Seismic protection of masonry buildings by means of a reactivated epdm-fiber reinforced elastomeric isolation system

Masonry is widely known as a structure with high vulnerability to horizontal loads. This study investigates the possibility of improving the seismic performance of existing masonry churches using reactivated EPDM (ethylene propylene diene terpolymer) rubber formed as an unbonded fibre reinforced elastomeric isolator (UFREI) type application. Such recycled material can reduce the production cost of the isolation system. Experimental tests are performed to characterize the mechanical properties of the reactivated EPDM. In series, detailed three-dimensional (3D) finite element (FE) models are used to characterize the behaviour of UFREIs. An Abaqus User Element (UEL) is developed to simulate the 3D behaviour of UFREIs for large scale seismic analyses of complex isolated structures.
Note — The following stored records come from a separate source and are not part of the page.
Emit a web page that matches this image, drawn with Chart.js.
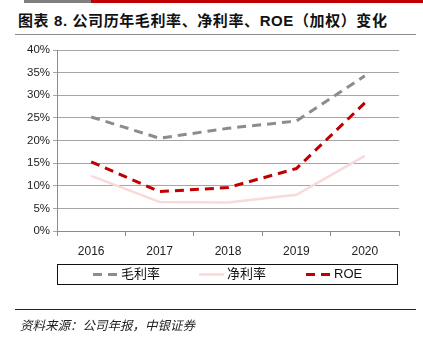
<!DOCTYPE html>
<html>
<head>
<meta charset="utf-8">
<script src="https://cdn.jsdelivr.net/npm/chart.js@4.4.1/dist/chart.umd.min.js"></script>
<style>
  html, body { margin: 0; padding: 0; background: #fff; }
  body { width: 423px; height: 339px; position: relative; overflow: hidden;
         font-family: "Liberation Sans", "Noto Sans CJK SC", sans-serif; }
  #barGray { position: absolute; left: 24px; top: 0; width: 67px; height: 3px; background: #7f7f7f; }
  #barRed  { position: absolute; left: 91px; top: 0; width: 332px; height: 3px; background: #c00000; }
  #title { position: absolute; left: 18px; top: 9px; font-size: 15px; font-weight: bold; letter-spacing: 0.6px;
           color: #111; white-space: nowrap; font-family: "Liberation Sans", "Noto Sans CJK SC", sans-serif; }
  #titleRule { position: absolute; left: 15px; top: 34px; width: 401px; height: 1px; background: #8c8c8c; }
  #footRule { position: absolute; left: 15px; top: 309px; width: 401px; height: 1px; background: #222; }
  #foot { position: absolute; left: 20px; top: 315px; font-size: 12.5px; font-style: italic; color: #222;
          white-space: nowrap; font-family: "Noto Sans CJK SC", sans-serif; }
  #wrap { position: absolute; left: 0; top: 0; width: 423px; height: 339px; }
</style>
</head>
<body>
<div id="barGray"></div><div id="barRed"></div>
<div id="title">图表 8. 公司历年毛利率、净利率、ROE（加权）变化</div>
<div id="titleRule"></div>
<div id="wrap"><canvas id="c" width="423" height="339"></canvas></div>
<div id="footRule"></div>
<div id="foot">资料来源：公司年报，中银证券</div>
<script>
// Years and rates (%)
const years = ['2016', '2017', '2018', '2019', '2020'];
const grossMargin = [25.2, 20.5, 22.7, 24.3, 34.3];
const netMargin = [12.2, 6.4, 6.3, 8.0, 16.6];
const roe = [15.3, 8.7, 9.6, 13.8, 28.3];
const yTicks = [0, 5, 10, 15, 20, 25, 30, 35, 40];

// Boxed legend drawn under the plot, one slot per series
const boxedLegend = {
  id: 'boxedLegend',
  afterDraw(chart) {
    const ctx = chart.ctx;
    const area = chart.chartArea;
    const top = 264, bottom = 284, left = area.left, right = 397;
    ctx.save();
    ctx.strokeStyle = '#111';
    ctx.lineWidth = 1;
    ctx.strokeRect(left + 0.5, top + 0.5, right - left, bottom - top);
    const starts = [93, 199, 306];
    const cy = (top + bottom) / 2 + 0.5;
    chart.data.datasets.forEach((ds, i) => {
      const x0 = starts[i];
      ctx.beginPath();
      ctx.strokeStyle = ds.borderColor;
      ctx.lineWidth = ds.borderWidth;
      ctx.lineCap = 'butt';
      ctx.setLineDash(ds.borderDash || []);
      ctx.moveTo(x0, cy);
      ctx.lineTo(x0 + 25, cy);
      ctx.stroke();
      ctx.setLineDash([]);
      ctx.fillStyle = '#111';
      ctx.font = '13px "Liberation Sans", "Noto Sans CJK SC", sans-serif';
      ctx.textBaseline = 'middle';
      ctx.textAlign = 'left';
      ctx.fillText(ds.label, x0 + 28, cy);
    });
    ctx.restore();
  }
};

new Chart(document.getElementById('c'), {
  type: 'line',
  data: {
    labels: years,
    datasets: [
      { label: '毛利率', data: grossMargin, borderColor: '#8c8c8c', borderWidth: 3,
        borderDash: [9, 6], pointRadius: 0, tension: 0, fill: false },
      { label: '净利率', data: netMargin, borderColor: '#f8dada', borderWidth: 2.5,
        pointRadius: 0, tension: 0, fill: false },
      { label: 'ROE', data: roe, borderColor: '#c00000', borderWidth: 3,
        borderDash: [9, 6], pointRadius: 0, tension: 0, fill: false }
    ]
  },
  options: {
    responsive: false,
    animation: false,
    devicePixelRatio: 1,
    layout: { padding: { top: 50, right: 24, bottom: 75, left: 0 } },
    plugins: { legend: { display: false }, tooltip: { enabled: false } },
    scales: {
      x: {
        offset: true,
        afterFit(s) { s.height = 33; },
        grid: { offset: true, drawOnChartArea: false, drawTicks: true, tickLength: 5, color: '#8c8c8c' },
        border: { color: '#8c8c8c' },
        ticks: { color: '#222', font: { size: 12, family: '"Liberation Sans", sans-serif' }, padding: 8 }
      },
      y: {
        min: 0, max: 40,
        afterFit(s) { s.width = 57; },
        afterBuildTicks(s) { s.ticks = yTicks.map(v => ({ value: v })); },
        grid: { color: '#a6a6a6', tickLength: 4, lineWidth: 1 },
        border: { color: '#8c8c8c' },
        ticks: { color: '#222', font: { size: 11.5, family: '"Liberation Sans", sans-serif' }, padding: 3,
                 callback: v => v + '%' }
      }
    }
  },
  plugins: [boxedLegend]
});
</script>
</body>
</html>
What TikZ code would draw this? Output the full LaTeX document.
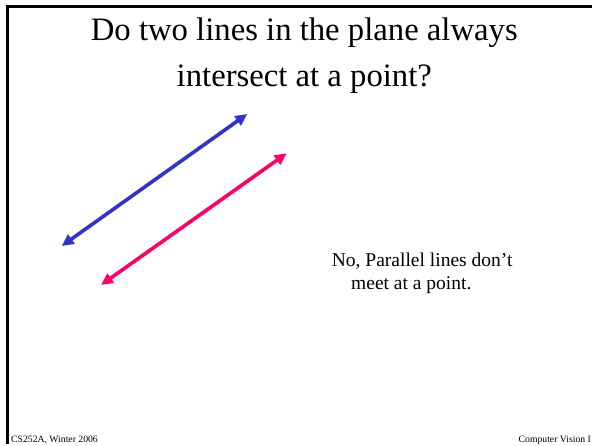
\documentclass[tikz,border=0pt]{standalone}
\usepackage{fontspec}
\setmainfont{Liberation Serif}
\usetikzlibrary{arrows.meta}
\definecolor{lineblue}{HTML}{3333CC}
\definecolor{linered}{HTML}{FF0066}
\tikzset{
  frame/.style={line width=3pt, black},
  parline/.style={line width=3.6pt, {Triangle[length=12pt,width=11pt]}-{Triangle[length=12pt,width=11pt]}, shorten <=0pt, shorten >=0pt},
  titletext/.style={inner sep=0pt, anchor=base, font=\fontsize{32.7}{38}\selectfont},
  bodytext/.style={inner sep=0pt, anchor=base west, font=\fontsize{19.5}{23}\selectfont},
  foottext/.style={inner sep=0pt, anchor=base west, font=\fontsize{9.7}{11}\selectfont}
}
\begin{document}
\begin{tikzpicture}[x=1pt,y=1pt]
\useasboundingbox (0,0) rectangle (592,446);
\fill[white] (0,0) rectangle (592,446);
% frame (left and top edges)
\coordinate (fbl) at (7.5,2);
\coordinate (ftl) at (7.5,439.5);
\coordinate (ftr) at (600,439.5);
\draw[frame] (fbl) -- (ftl) -- (ftr);
% title
\node[titletext] (t1) at (304.3,405.5) {Do two lines in the plane always};
\node[titletext] (t2) at (304.3,359) {intersect at a point?};
% lines
\coordinate (b1) at (61.7,200);
\coordinate (b2) at (247.3,332);
\coordinate (r1) at (101,161);
\coordinate (r2) at (286.7,292.7);
\draw[parline, lineblue] (b1) -- (b2);
\draw[parline, linered] (r1) -- (r2);
% body text
\node[bodytext] (a1) at (331.7,179.3) {No, Parallel lines don’t};
\node[bodytext] (a2) at (351,156) {meet at a point.};
% footer
\node[foottext] (f1) at (11,3.5) {CS252A, Winter 2006};
\node[foottext] (f2) at (518.5,3.5) {Computer Vision I};
\end{tikzpicture}
\end{document}
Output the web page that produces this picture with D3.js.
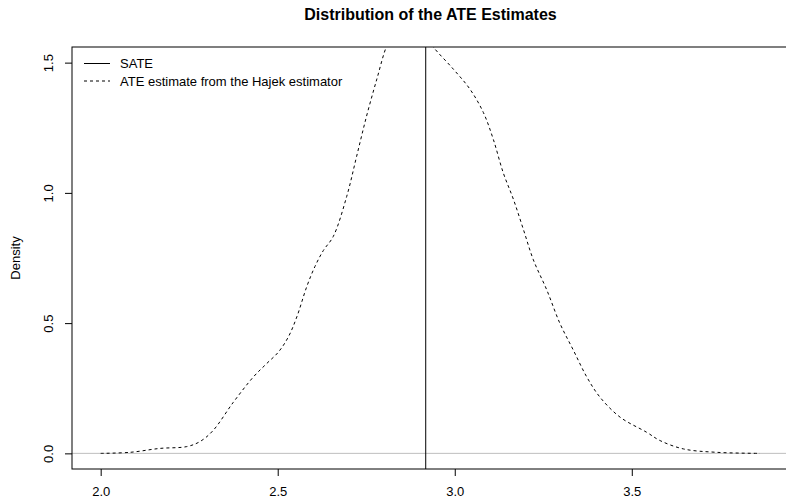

The results of cyclic shear analyses show that the proposed UEL model can accurately predict the UFREI’s behaviour. A series of non-linear dynamic analyses are performed to investigate the seismic response of an historical masonry church in the original and base-isolated configurations employing UFREIs. Numerical results show that the fixed-base model of the church experiences severe and widespread damage, while UFREI is found to be effective in significantly reducing the damage level of the church when subjected to moderate-to-high seismic actions. Moreover, it can be observed that the isolator satisfies the maximum lateral displacement requirements.